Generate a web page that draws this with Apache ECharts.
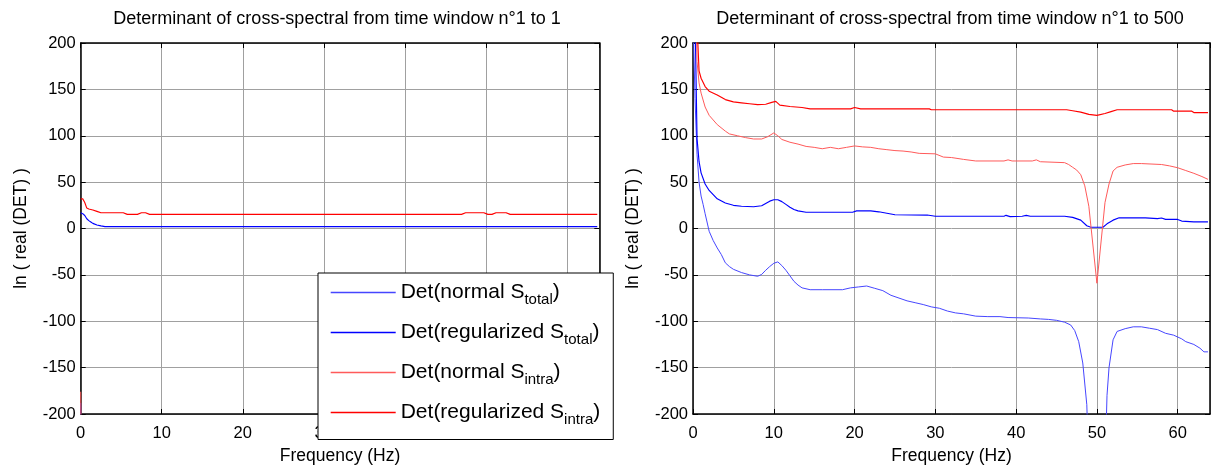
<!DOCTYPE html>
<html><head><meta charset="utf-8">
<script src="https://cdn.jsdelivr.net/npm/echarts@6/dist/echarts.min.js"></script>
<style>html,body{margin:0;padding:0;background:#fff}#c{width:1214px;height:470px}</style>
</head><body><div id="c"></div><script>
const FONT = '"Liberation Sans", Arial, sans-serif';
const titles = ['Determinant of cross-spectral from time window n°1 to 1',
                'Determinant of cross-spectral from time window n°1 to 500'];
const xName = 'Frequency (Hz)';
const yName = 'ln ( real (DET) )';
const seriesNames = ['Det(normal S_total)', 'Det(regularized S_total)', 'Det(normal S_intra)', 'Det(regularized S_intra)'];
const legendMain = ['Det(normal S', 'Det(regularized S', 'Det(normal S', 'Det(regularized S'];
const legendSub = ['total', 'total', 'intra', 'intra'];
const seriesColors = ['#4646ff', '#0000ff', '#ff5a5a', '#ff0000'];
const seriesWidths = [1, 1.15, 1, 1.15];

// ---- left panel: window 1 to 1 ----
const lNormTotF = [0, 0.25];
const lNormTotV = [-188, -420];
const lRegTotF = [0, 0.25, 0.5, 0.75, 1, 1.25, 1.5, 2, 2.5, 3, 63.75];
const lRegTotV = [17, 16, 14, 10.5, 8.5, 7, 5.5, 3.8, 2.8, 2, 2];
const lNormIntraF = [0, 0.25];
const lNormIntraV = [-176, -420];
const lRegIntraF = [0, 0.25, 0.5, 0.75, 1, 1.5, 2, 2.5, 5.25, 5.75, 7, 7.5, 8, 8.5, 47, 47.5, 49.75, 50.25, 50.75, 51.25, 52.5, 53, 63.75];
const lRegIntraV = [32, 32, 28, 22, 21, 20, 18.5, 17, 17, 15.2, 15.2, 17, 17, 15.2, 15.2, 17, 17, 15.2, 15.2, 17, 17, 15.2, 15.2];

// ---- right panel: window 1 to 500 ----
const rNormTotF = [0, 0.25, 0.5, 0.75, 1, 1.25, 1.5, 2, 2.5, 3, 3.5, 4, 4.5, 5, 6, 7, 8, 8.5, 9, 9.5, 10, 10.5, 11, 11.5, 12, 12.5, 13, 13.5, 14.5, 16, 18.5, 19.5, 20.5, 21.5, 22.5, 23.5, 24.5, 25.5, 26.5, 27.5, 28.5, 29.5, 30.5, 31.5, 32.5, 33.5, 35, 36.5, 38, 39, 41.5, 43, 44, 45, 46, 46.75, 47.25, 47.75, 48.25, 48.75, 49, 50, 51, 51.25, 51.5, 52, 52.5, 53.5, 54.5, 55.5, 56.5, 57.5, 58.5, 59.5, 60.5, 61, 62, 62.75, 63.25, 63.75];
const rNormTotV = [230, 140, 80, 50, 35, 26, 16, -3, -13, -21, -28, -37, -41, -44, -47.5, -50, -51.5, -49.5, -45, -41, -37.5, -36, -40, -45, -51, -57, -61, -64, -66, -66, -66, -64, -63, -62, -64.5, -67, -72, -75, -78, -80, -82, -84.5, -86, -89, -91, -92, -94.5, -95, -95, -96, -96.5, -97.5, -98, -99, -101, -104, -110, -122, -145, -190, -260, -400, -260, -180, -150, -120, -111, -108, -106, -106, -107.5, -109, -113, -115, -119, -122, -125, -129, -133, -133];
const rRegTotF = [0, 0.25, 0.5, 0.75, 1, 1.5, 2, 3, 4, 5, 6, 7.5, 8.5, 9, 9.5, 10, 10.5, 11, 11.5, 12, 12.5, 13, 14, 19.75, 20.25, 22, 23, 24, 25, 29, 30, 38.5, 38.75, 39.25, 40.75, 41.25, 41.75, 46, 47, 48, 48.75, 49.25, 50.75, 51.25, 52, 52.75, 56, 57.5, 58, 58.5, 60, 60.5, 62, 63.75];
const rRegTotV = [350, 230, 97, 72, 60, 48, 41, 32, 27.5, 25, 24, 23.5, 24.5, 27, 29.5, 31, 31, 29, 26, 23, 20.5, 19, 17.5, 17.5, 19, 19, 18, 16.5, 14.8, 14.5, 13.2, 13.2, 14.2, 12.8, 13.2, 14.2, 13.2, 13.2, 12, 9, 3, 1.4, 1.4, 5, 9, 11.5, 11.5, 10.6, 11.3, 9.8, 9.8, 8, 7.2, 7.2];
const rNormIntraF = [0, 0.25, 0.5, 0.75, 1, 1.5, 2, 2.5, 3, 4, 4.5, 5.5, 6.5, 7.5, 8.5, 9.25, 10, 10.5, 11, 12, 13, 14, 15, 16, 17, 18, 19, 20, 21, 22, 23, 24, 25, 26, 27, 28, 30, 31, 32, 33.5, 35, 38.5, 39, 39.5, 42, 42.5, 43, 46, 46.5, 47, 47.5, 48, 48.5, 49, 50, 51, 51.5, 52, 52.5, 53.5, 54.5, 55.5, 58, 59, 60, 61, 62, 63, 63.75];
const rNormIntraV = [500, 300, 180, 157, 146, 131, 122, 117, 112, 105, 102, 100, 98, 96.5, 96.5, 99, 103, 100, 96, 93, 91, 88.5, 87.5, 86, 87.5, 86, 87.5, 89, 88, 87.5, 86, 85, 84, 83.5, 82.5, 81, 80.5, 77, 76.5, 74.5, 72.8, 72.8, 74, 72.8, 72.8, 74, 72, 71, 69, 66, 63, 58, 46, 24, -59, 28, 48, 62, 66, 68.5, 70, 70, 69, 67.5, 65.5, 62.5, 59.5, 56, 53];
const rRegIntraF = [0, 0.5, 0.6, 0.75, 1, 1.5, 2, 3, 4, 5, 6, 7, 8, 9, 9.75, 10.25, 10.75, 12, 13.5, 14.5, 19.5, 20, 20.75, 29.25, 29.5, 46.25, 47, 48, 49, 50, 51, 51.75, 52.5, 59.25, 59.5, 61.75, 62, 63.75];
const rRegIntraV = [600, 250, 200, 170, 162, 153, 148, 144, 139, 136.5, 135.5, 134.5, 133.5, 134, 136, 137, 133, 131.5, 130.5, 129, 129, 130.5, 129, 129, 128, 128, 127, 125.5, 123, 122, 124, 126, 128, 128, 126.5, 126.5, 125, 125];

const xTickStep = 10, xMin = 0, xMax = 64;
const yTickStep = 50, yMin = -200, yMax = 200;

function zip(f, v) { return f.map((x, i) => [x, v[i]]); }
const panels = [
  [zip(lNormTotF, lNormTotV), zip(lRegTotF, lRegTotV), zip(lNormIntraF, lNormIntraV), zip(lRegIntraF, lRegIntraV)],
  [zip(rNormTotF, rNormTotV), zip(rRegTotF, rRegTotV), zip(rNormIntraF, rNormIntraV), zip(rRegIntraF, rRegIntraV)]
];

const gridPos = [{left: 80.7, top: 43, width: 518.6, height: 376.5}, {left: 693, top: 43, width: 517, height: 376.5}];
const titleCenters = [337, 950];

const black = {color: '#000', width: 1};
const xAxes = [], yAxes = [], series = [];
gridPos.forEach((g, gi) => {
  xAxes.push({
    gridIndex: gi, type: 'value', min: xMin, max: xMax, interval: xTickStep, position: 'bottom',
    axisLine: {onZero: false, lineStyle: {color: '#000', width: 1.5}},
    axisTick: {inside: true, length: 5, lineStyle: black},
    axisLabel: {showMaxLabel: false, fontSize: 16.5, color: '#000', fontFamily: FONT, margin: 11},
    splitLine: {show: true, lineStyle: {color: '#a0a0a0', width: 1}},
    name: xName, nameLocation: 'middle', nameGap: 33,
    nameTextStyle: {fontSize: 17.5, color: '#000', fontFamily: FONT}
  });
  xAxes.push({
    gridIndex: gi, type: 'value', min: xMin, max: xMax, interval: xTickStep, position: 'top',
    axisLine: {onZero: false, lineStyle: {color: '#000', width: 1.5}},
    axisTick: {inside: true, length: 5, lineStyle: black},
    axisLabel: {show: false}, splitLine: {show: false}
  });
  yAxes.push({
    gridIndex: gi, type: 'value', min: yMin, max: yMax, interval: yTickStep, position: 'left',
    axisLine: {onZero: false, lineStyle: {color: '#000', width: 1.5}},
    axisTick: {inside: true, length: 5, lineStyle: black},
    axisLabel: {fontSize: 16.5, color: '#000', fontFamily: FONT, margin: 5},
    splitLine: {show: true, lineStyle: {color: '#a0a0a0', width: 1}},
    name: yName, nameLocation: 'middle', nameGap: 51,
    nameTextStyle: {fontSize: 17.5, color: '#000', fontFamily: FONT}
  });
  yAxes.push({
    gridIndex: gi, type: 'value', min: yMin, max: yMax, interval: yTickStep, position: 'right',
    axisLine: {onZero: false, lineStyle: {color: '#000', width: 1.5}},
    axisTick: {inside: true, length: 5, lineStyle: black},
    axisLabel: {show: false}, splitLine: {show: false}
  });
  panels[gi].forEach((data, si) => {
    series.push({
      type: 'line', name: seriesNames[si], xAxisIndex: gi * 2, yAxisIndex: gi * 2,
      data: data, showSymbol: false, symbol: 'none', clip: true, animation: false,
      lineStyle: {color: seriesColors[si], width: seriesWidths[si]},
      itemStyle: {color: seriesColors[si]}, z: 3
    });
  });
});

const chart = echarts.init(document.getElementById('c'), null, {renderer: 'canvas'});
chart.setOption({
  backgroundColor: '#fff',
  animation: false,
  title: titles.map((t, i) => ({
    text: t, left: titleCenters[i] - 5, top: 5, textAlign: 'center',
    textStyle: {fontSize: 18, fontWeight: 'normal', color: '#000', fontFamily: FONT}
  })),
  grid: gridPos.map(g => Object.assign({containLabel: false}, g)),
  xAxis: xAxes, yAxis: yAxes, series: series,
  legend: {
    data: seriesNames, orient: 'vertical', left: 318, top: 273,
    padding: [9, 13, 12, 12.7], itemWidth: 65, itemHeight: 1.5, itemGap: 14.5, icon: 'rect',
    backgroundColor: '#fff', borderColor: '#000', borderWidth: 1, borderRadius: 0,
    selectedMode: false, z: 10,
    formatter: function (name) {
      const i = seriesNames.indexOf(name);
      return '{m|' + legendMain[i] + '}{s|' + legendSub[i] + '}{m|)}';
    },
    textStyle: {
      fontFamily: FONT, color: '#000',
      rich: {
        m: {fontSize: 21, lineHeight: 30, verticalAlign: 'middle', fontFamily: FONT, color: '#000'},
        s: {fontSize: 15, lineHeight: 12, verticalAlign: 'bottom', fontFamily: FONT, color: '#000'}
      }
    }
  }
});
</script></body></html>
━━━━━━━━━━
EXERCISE PROMPT>
Write out nothing but the lines from the start of the data through the line with "const seriesWidths = [1, 1.15, 1, 1.15];". Leave out the pictures.

EXERCISE RESPONSE>
Generate a web page that draws this with Apache ECharts.
<!DOCTYPE html>
<html><head><meta charset="utf-8">
<script src="https://cdn.jsdelivr.net/npm/echarts@6/dist/echarts.min.js"></script>
<style>html,body{margin:0;padding:0;background:#fff}#c{width:1214px;height:470px}</style>
</head><body><div id="c"></div><script>
const FONT = '"Liberation Sans", Arial, sans-serif';
const titles = ['Determinant of cross-spectral from time window n°1 to 1',
                'Determinant of cross-spectral from time window n°1 to 500'];
const xName = 'Frequency (Hz)';
const yName = 'ln ( real (DET) )';
const seriesNames = ['Det(normal S_total)', 'Det(regularized S_total)', 'Det(normal S_intra)', 'Det(regularized S_intra)'];
const legendMain = ['Det(normal S', 'Det(regularized S', 'Det(normal S', 'Det(regularized S'];
const legendSub = ['total', 'total', 'intra', 'intra'];
const seriesColors = ['#4646ff', '#0000ff', '#ff5a5a', '#ff0000'];
const seriesWidths = [1, 1.15, 1, 1.15];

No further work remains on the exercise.